Sunday, October 19, 2014

7609 Private Richard Clarkson, 2nd Devonshire Regt

Chailey resident Reg Philpott remembers that “Dick; Richard, had a rough time of it.  I don’t know that he was wounded but he had a rough time.” 

Chailey Parish Magazine first mentions him in December 1917, noting Clarkson, Pte R, 30th TRB.  In January 1918 it reports that he is serving with the 3rd Wiltshire Regiment and in July 1918 notes that he is missing.  A few months later in September it notes that he is a prisoner and in February 1919 amends his battalion from the 3rd Wiltshire Regiment to the 3rd Devons; still noting that he is a prisoner.  This information is then repeated up until July 1919. 

There are a number of points to note about the information in the parish magazine.  The 30th TRB (Training Reserve Battalion) was originally the 10th (Reserve) Battalion of the East Surrey Regiment and formed part of the 5th Reserve Brigade.  Similarly, the both the 3rd Wiltshire Regiment and the 3rd Devonshire Regiment were reserve battalions which remained in England throughout the war.  Richard Clarkson certainly would not have been captured whilst serving with either of these units. 

Not for the first time, John Oldaker, headmaster of Newick school, comes to the rescue.  Richard had been a pupil there from 1908 to 1913 and Mr Oldaker made notes of all his old boys.  He also asked them to send him a photograph of themselves.  The one Richard sent appears on this page. 

John Oldaker’s notes for Richard Clarkson read: 

“Enlisted 5th March 1917. 31st Training Reserve Batt, transferred to 2nd Devonshire Regt.  Went to France .  Taken prisoner 27th May 1918 at Pontavert at the Battle of the Aisne.
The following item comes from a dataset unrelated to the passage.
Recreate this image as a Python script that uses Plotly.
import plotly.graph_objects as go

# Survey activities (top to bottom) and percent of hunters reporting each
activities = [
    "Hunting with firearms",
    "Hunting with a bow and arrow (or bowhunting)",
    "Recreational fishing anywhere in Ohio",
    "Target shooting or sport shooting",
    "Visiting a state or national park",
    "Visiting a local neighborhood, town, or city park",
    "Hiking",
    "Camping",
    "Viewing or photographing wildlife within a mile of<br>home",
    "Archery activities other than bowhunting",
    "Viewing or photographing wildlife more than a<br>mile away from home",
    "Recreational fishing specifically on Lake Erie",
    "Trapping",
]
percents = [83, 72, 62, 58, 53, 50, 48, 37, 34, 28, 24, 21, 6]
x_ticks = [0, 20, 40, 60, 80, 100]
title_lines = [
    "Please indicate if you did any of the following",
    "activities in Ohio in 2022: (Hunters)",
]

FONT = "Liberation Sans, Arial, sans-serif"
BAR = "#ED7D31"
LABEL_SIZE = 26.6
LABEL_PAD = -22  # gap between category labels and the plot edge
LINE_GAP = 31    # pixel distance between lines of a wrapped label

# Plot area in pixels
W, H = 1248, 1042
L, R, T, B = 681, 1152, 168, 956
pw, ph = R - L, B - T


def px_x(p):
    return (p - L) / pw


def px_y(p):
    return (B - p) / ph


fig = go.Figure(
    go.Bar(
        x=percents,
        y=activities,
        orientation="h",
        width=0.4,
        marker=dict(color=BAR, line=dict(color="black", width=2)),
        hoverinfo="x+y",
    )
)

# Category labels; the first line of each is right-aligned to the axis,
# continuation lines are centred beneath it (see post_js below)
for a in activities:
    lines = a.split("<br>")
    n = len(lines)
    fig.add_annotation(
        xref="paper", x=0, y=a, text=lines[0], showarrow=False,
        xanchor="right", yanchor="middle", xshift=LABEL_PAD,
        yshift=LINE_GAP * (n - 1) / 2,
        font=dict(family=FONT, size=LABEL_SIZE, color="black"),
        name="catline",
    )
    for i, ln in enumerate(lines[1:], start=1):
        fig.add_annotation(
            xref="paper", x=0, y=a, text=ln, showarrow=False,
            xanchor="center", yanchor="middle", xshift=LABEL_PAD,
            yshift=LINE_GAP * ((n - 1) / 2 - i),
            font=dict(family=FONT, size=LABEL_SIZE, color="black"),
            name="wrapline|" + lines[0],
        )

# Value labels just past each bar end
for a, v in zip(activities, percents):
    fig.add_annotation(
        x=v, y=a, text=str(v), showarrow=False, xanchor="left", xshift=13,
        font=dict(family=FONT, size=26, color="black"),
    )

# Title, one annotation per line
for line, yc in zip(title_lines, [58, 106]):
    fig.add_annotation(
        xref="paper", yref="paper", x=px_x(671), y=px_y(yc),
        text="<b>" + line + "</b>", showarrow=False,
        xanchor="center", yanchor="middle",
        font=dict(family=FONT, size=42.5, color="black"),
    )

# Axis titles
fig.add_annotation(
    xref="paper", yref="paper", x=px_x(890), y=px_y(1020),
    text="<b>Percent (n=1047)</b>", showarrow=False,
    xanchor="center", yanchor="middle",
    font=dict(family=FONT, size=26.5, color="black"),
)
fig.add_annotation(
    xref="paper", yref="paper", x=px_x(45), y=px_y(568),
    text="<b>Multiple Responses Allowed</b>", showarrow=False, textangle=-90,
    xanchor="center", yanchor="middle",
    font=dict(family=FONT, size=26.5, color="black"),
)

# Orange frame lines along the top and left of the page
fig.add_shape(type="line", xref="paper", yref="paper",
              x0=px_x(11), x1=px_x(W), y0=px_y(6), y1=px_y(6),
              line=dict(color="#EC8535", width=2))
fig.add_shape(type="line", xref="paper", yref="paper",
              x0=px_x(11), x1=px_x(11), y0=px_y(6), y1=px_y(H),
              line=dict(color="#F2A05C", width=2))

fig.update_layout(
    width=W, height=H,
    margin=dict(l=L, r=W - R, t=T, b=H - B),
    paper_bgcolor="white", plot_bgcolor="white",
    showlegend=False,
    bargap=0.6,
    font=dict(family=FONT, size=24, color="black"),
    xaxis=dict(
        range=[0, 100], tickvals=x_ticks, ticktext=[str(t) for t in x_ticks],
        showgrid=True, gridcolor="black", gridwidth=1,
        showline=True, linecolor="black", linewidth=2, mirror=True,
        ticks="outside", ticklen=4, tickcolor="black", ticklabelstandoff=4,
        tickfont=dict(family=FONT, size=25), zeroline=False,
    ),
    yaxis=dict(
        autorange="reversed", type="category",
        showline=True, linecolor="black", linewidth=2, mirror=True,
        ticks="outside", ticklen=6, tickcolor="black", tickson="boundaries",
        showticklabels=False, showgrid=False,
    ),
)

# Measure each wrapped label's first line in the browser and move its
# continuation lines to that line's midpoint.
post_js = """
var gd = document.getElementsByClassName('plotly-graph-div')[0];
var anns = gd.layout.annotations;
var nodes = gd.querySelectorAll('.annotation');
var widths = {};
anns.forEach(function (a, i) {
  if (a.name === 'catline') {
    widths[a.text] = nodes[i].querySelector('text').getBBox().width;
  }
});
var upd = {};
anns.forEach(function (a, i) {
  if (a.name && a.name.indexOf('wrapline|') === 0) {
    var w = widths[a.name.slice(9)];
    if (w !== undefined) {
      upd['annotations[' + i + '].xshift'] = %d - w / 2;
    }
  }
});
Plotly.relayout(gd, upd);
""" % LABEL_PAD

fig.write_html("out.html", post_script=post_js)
Employed for two months behind the German lines.  Afterwards at Cassel, Limburg and Konningen.” 

Richard was a very young soldier.  He was born in late 1898 or early 1899, his birth recorded at Lewes in the March quarter of that year.  He appears on the 1901 census of England and Wales as two year old living with his family at South Street, Chailey.  Present when the census was taken were Ellen Clarkson (head, aged 39) and her six sons: Thomas Clarkson (aged 11), John William Clarkson (aged nine), James Clarkson (aged eight), Victor Clarkson (aged four), Richard, and Edward Clarkson (aged one month).  All the boys were born in Chailey and John and Thomas would also serve their King and Country during the First World War.  The boys’ father, Thomas Clarkson, is recorded on both the 1891 and 1901 census as working at The Hooke, Chailey.  Aged 43 in 1901 he was born in Goosnargh, Lancashire and is listed as a butler.
My thanks to Simon Stevens for the photograph and information contained within John Oldaker's notebook.